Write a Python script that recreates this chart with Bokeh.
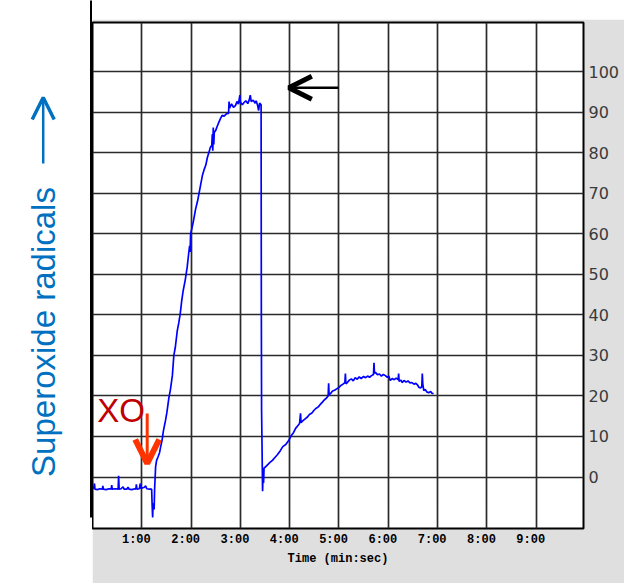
from bokeh.plotting import figure
from bokeh.layouts import row, column
from bokeh.models import FixedTicker, Label, Arrow, OpenHead, BoxAnnotation, Range1d, Spacer
from bokeh.embed import file_html
from bokeh.resources import INLINE

# ---------------- data ----------------
time_min = [
    0.02, 0.04, 0.05, 0.10, 0.15, 0.20, 0.21, 0.22, 0.28, 0.33, 0.38, 0.39, 0.40, 0.46,
    0.52, 0.53, 0.54, 0.58, 0.62, 0.64, 0.70, 0.72, 0.74, 0.80, 0.86, 0.88, 0.89, 0.90,
    0.95, 0.97, 0.98, 1.04, 1.08, 1.10, 1.16, 1.20, 1.21, 1.22, 1.23, 1.25, 1.26, 1.28,
    1.30, 1.33, 1.36, 1.38, 1.41, 1.44, 1.48, 1.51, 1.55, 1.58, 1.62, 1.65, 1.68, 1.72,
    1.75, 1.78, 1.81, 1.84, 1.88, 1.92, 1.95, 1.97, 1.98, 1.99, 2.02, 2.05, 2.09, 2.13,
    2.16, 2.20, 2.23, 2.27, 2.30, 2.33, 2.36, 2.39, 2.42, 2.43, 2.44, 2.45, 2.46, 2.47,
    2.50, 2.53, 2.56, 2.60, 2.63, 2.67, 2.72, 2.76, 2.77, 2.78, 2.82, 2.86, 2.90, 2.93,
    2.96, 2.99, 3.00, 3.04, 3.07, 3.11, 3.15, 3.18, 3.20, 3.22, 3.26, 3.30, 3.32, 3.35,
    3.37, 3.39, 3.42, 3.425, 3.43, 3.45, 3.46, 3.47, 3.48, 3.50, 3.55, 3.60, 3.65, 3.70,
    3.75, 3.81, 3.86, 3.92, 3.98, 4.03, 4.08, 4.12, 4.16, 4.20, 4.22, 4.23, 4.27, 4.32,
    4.36, 4.40, 4.45, 4.49, 4.53, 4.58, 4.62, 4.66, 4.70, 4.74, 4.78, 4.79, 4.80, 4.83,
    4.87, 4.91, 4.96, 5.00, 5.04, 5.08, 5.12, 5.13, 5.14, 5.17, 5.21, 5.25, 5.29, 5.33,
    5.37, 5.41, 5.45, 5.50, 5.54, 5.58, 5.62, 5.66, 5.70, 5.71, 5.72, 5.74, 5.78, 5.82,
    5.86, 5.90, 5.94, 5.98, 6.01, 6.04, 6.08, 6.12, 6.16, 6.20, 6.21, 6.22, 6.26, 6.28,
    6.32, 6.36, 6.40, 6.44, 6.48, 6.52, 6.56, 6.60, 6.62, 6.66, 6.68, 6.69, 6.70, 6.72,
    6.75, 6.78, 6.82, 6.86, 6.89, 6.92,
]
superoxide = [
    -3.0, -1.6, -3.0, -3.1, -2.9, -3.0, -2.2, -3.0, -3.1, -2.9, -3.0, -2.0, -3.0, -2.9,
    -3.0, 0.3, -3.0, -2.9, -2.4, -3.0, -3.0, -2.5, -3.0, -3.1, -2.9, -3.0, -1.8, -3.0,
    -2.9, -1.6, -2.8, -2.6, -2.2, -2.9, -3.0, -3.0, -7.0, -10.0, -6.5, -8.0, -3.0, 2.5,
    4.1, 5.0, 6.0, 7.3, 9.0, 11.5, 13.9, 16.0, 19.6, 21.5, 25.0, 30.0, 32.0, 36.1,
    38.0, 40.3, 43.5, 46.0, 48.5, 51.7, 55.0, 57.0, 55.5, 60.0, 61.5, 63.3, 66.0, 68.0,
    69.9, 72.5, 74.4, 76.0, 77.0, 78.8, 80.0, 81.3, 81.8, 84.5, 80.5, 86.2, 82.0, 85.0,
    85.5, 86.5, 87.4, 88.5, 89.2, 89.0, 89.6, 89.7, 92.6, 91.0, 92.0, 91.2, 91.6, 92.6,
    92.0, 94.2, 92.4, 91.8, 92.3, 92.8, 92.1, 93.0, 94.2, 92.6, 92.9, 92.2, 92.8, 91.6,
    90.4, 92.2, 91.8, 40.0, 16.4, -3.5, 1.0, -1.5, 2.2, 2.4, 3.0, 3.6, 4.1, 4.8,
    5.5, 6.5, 7.5, 8.0, 9.0, 10.2, 11.0, 12.0, 12.6, 13.2, 15.7, 13.4, 13.9, 14.4,
    14.8, 15.4, 15.8, 16.4, 16.9, 17.3, 17.9, 18.4, 19.0, 19.4, 20.0, 23.1, 20.3, 20.6,
    21.2, 21.4, 21.8, 22.1, 22.6, 22.9, 23.3, 25.5, 23.0, 23.3, 23.9, 24.2, 23.7, 24.5,
    24.1, 24.7, 24.3, 24.8, 24.5, 24.9, 24.6, 25.0, 25.3, 28.2, 25.6, 25.8, 25.2, 25.4,
    24.9, 25.3, 25.0, 24.6, 24.9, 23.8, 24.3, 24.0, 24.4, 24.0, 25.5, 23.6, 23.9, 23.3,
    23.8, 23.4, 23.7, 23.2, 23.3, 22.9, 23.1, 22.6, 22.1, 22.0, 22.3, 25.5, 23.0, 21.3,
    21.6, 21.0, 20.8, 21.1, 20.6, 20.6,
]
x_tick_minutes = [1, 2, 3, 4, 5, 6, 7, 8, 9]
x_tick_labels = ["1:00", "2:00", "3:00", "4:00", "5:00", "6:00", "7:00", "8:00", "9:00"]
y_ticks = [0, 10, 20, 30, 40, 50, 60, 70, 80, 90, 100]

# ---------------- layout (page pixels) ----------------
PAGE_W, PAGE_H = 624, 583
LEFT_W = 92          # white strip on the left with the y label
TOP_H = 19           # white strip above the grey panel
FL, FR, FT, FB = 92, 583, 22, 528   # plot frame in page pixels
XS, XE = 0.0, 9.96
YS, YE = -12.7, 112.1


def dx(px):
    return XS + (px - FL) * (XE - XS) / (FR - FL)


def dy(py):
    return YE - (py - FT) * (YE - YS) / (FB - FT)


# ---- left panel: y label, blue arrow, black vertical line ----
left = figure(width=LEFT_W, height=PAGE_H, x_range=Range1d(0, LEFT_W), y_range=Range1d(0, PAGE_H),
              output_backend="svg", toolbar_location=None, x_axis_location=None,
              y_axis_location=None, min_border=0, outline_line_color=None,
              background_fill_color="white", border_fill_color="white")
left.grid.visible = False


def ly(py):
    return PAGE_H - py


left.add_layout(BoxAnnotation(left=89.5, right=91.5, top=ly(-5), bottom=ly(517),
                              fill_color="black", fill_alpha=1, line_color=None))
left.add_layout(Label(x=43, y=ly(331.5), text="Superoxide radicals", angle=90, angle_units="deg",
                      text_align="center", text_baseline="alphabetic", text_font="Liberation Sans",
                      text_font_size="33px", text_color="#0070c0"))
left.add_layout(Arrow(x_start=42.7, y_start=ly(163), x_end=42.7, y_end=ly(97),
                      line_color="#0070c0", line_width=2.5,
                      end=OpenHead(size=22, line_width=3.5, line_color="#0070c0")))

# ---- main chart ----
MW = PAGE_W - LEFT_W
MH = PAGE_H - TOP_H
p = figure(width=MW, height=MH, x_range=Range1d(XS, XE), y_range=Range1d(YS, YE),
           output_backend="svg", toolbar_location=None, y_axis_location="right",
           min_border_left=0, min_border_right=PAGE_W - FR, min_border_top=FT - TOP_H,
           min_border_bottom=PAGE_H - FB, background_fill_color="white",
           border_fill_color="#dfdfdf", outline_line_color="black", outline_line_width=2)

p.xgrid.ticker = FixedTicker(ticks=x_tick_minutes)
p.ygrid.ticker = FixedTicker(ticks=y_ticks)
p.grid.grid_line_color = "#2a2a2a"
p.grid.grid_line_width = 1.7
p.grid.grid_line_alpha = 1

shift = 0.11
shifted = [round(m - shift, 2) for m in x_tick_minutes]
p.xaxis.ticker = FixedTicker(ticks=shifted)
p.xaxis.major_label_overrides = {s: l for s, l in zip(shifted, x_tick_labels)}
p.xaxis.axis_label = "Time (min:sec)"
p.xaxis.axis_label_text_font = "Liberation Mono"
p.xaxis.axis_label_text_font_style = "bold"
p.xaxis.axis_label_text_font_size = "12px"
p.xaxis.axis_label_text_color = "black"
p.xaxis.axis_label_standoff = 2
p.xaxis.major_label_text_font = "Liberation Mono"
p.xaxis.major_label_text_font_style = "bold"
p.xaxis.major_label_text_font_size = "12px"
p.xaxis.major_label_text_color = "black"
p.xaxis.major_label_standoff = 4

p.yaxis.ticker = FixedTicker(ticks=y_ticks)
p.yaxis.major_label_text_font = "DejaVu Sans"
p.yaxis.major_label_text_font_size = "16px"
p.yaxis.major_label_text_color = "#3a3a3a"
p.yaxis.major_label_standoff = 5

for ax in (p.xaxis, p.yaxis):
    ax.axis_line_color = None
    ax.major_tick_line_color = None
    ax.minor_tick_line_color = None
    ax.major_tick_out = 0
    ax.major_tick_in = 0
    ax.minor_tick_out = 0
    ax.minor_tick_in = 0

p.line(time_min, superoxide, line_color="#0000ff", line_width=1.7)

# XO annotation
p.add_layout(Label(x=dx(96.7), y=dy(410), text="XO", text_align="left", text_baseline="alphabetic",
                   text_font="Liberation Sans", text_font_size="33px", text_color="#c00000"))
p.add_layout(Arrow(x_start=dx(146.7), y_start=dy(413), x_end=dx(146.7), y_end=dy(463),
                   line_color="#ff3300", line_width=3,
                   end=OpenHead(size=24, line_width=6, line_color="#ff3300")))

# black arrow near the plateau
p.add_layout(Arrow(x_start=dx(338), y_start=dy(87.3), x_end=dx(288.3), y_end=dy(87.3),
                   line_color="black", line_width=2.5,
                   end=OpenHead(size=23, line_width=5, line_color="black")))

top = Spacer(width=MW, height=TOP_H)
layout = row(left, column(top, p, spacing=0), spacing=0)

open("out.html", "w").write(file_html(layout, INLINE))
+ + + + + + +
§ TASK PROMPT:
Repeat, with no pictures, each line from the beginning of the data through the line containing "from bokeh.resources import INLINE", inclusive.

§ SOLUTION FOR THIS EXERCISE:
Write a Python script that recreates this chart with Bokeh.
from bokeh.plotting import figure
from bokeh.layouts import row, column
from bokeh.models import FixedTicker, Label, Arrow, OpenHead, BoxAnnotation, Range1d, Spacer
from bokeh.embed import file_html
from bokeh.resources import INLINE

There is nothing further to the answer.